The problem is in the case of Jeter, Mondo, and Doane, it fucked with their confidence. Doane & Jeter were considered "cant miss" blue chip prospects. After the company gave up on the gimmick, they wouldnt push any of the four because of the stigma of the gimmick. Doane is the only one who stayed on the main roster, and his lack of push got to his head.
Doane is so bad now. His stuff on the indy circuit is brutal. No energy, no swagger. He stalls and does restholds. I'm convinced Spirit Squad killed his career, along with Jeter for sure. To be fair, Mitchell had a bad back, and Mondo is a drunk.
Ziggler sucks, but thats just my personal opinion. He has a silly gimmick and does nothing special in the ring. He works sooooo sloooooow, but to be fair thats probably what they want since he's a heel.
THIS.
There were only three guys in the Spirit Squad with any ability to stick on the roster once the gimmick was over. Nick Nemeth, Johnny Jeter, and Ken Doane.
Doane was a guy that was, at one point, seen in the same light as Randy Orton or Ted Dibiase Jr.
Totally agree with the assessment here...if you've seen Ken Doane as The Blue Chipper back in OVW, he was no where near the same after a few weeks of the Spirit Squad breaking up...they also gave him a shit name.
Jeter went back to OVW and soon faded into bolivia when he couldn't roid. However, his work in OVW was very very strong.
Nick so far has gotten farther than both for one reason...he was immediately taken off TV, sent down for him to be forgotten about forever. Then, when he comes back, its with a completely different look and he is never ever recognized as the dude from the Spirit Squad ever again.
Sadly, the Spirit Squad concept was more of a stigma to the boys in the back and Vince McMahon and the rest of creative than it was to the fans. Those guys actually did a fine job, IMO, taking an unworkable gimmick and making it work, despite getting squashed on the regular.
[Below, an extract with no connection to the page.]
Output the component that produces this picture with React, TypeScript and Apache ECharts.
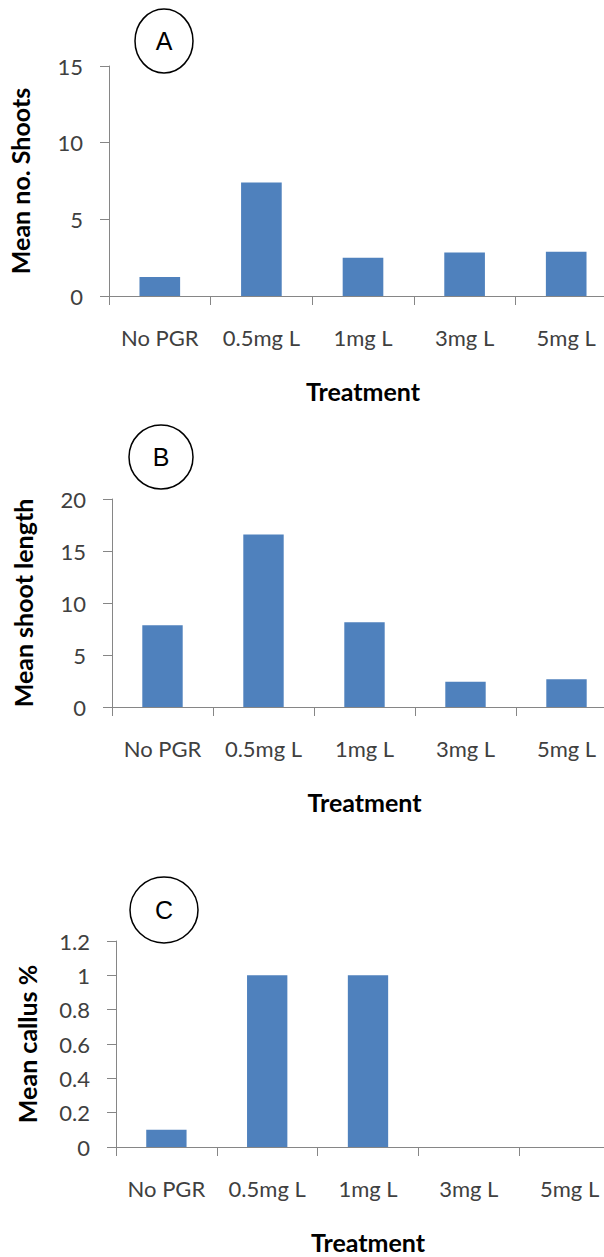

They turned the All-Male Cheerleaders into more of a "group of frat house guys" and I think it worked...it wasn't amazing, but it shouldn't have been a career killer.
Doane should have gone on to have a similar career to a Cody Rhodes at least, to this point. Jeter would be a regular on ECW. And you'd have Dolph Ziggler who would be where he is now.
It shouldn't have been such an evil concept or carried such a stigma, and it didn't to the fans, but to the creative dept and those that matter is such things, it did.
It killed some careers in the WWE, for sure.